« In my “work of remembrance” I put all my effort, as we all should, into young people. To show them the horrors they could be lead to, as many of their forebears were. To show what happens when there is inaction in the face of injustice, exclusion and barbarity. In this ‘“work of remembrance” we must also remind young people that the executioners were ordinary people, just like any of us. So, we must be vigilant as to how we respond to others, so we do not in turn become their executioners. » 

Sam BRAUN

Ester Bejarano, Songs of Remembrance

International Holocaust Remembrance Day (dedicated to commemorating genocide and the prevention of crimes against humanity) is coming on 27 January. To mark this occasion Ester Bejarano is giving a concert on Wednesday 24 January (7.30pm) at the Tulla Realschule High School in Kehl (26 Vogesenalle), near Strasbourg. 

Ester Bejarano is one of the last survivors of the Auschwitz Orchestra. She travels around Germany to ensure we never forget, and also to fight for Human Rights around the world.
 

Esther Bejarano jeune

This occasion gives us the opportunity to talk about this important figure in the remembrance of the Holocaust and in the fight for Human Rights.

Ester Bejarano was born on 16 December 1926 in Sarrelouis where she learned piano as a child. Her family moved to Ulm in 1936. When she was 15 years old, her parents encouraged her to leave Germany to flee to Palestine so she could escape the racist and anti-Semitic policies of the Nazis. But their plans were in vain.
 

In 1941 she was interned in a work camp in Rietz-Neuendorf. For two years she worked at a local plant nursery, before being deported to Auschwitz with a thousand or so other Jews, in April 1943. There she was part of the camp orchestra in which she played the accordion. She was later transferred to Ravensbruck, and she later escaped while on the Death March in 1945.

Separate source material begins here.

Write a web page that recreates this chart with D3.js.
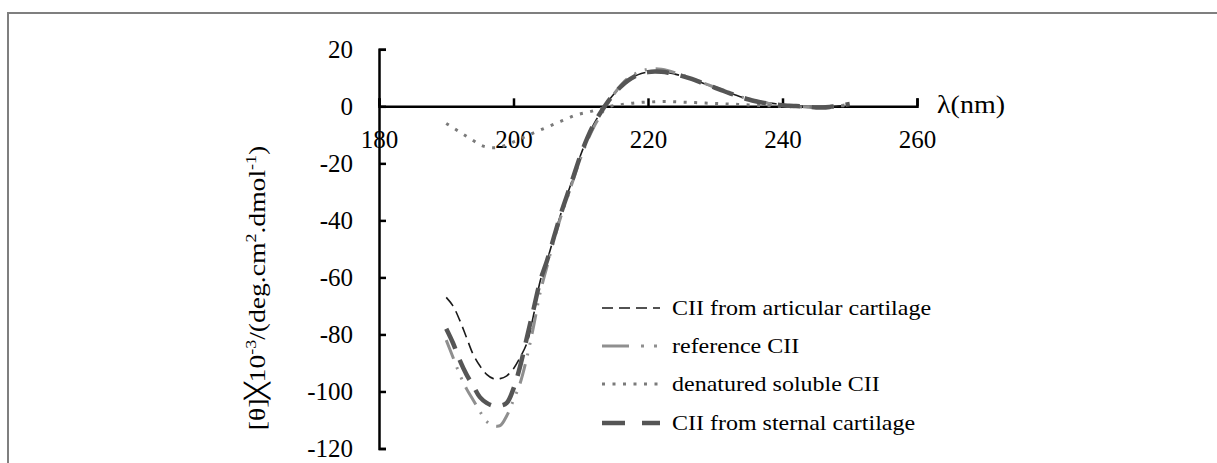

At the end of the war she lived for a few months in a community formed with 70 other survivors, including Sylvia Wagenberg, another member of the orchestra. She then emigrated to Israel. 15 years later she returned to Germany. With her daughter Edna and her son Joram, in the 1980s she founded a group called “Coincidence” which was dedicated to renditions of songs from the Jewish ghetto and anti-facist songs.

Ester Bejanaro lives in Hamburg. On 31 October 2004, during an demonstration protesting a Nazi march in the city, she was hit by a police water canon, which caused an outrage in public opinion. 

Ester is founder and current president of the International Auschwitz Committee and Honorary President of a German welfare association that assists victims of Nazism. She has been awarded the Carl Von Ossietzky Medal. In October 2008 she was also awarded the Croix d'Officier de l'Ordre du Mérite de la République fédérale d'Allemagne (Order of Merit of the German Republic) and in April 2012 she was elevated to the level of Commander.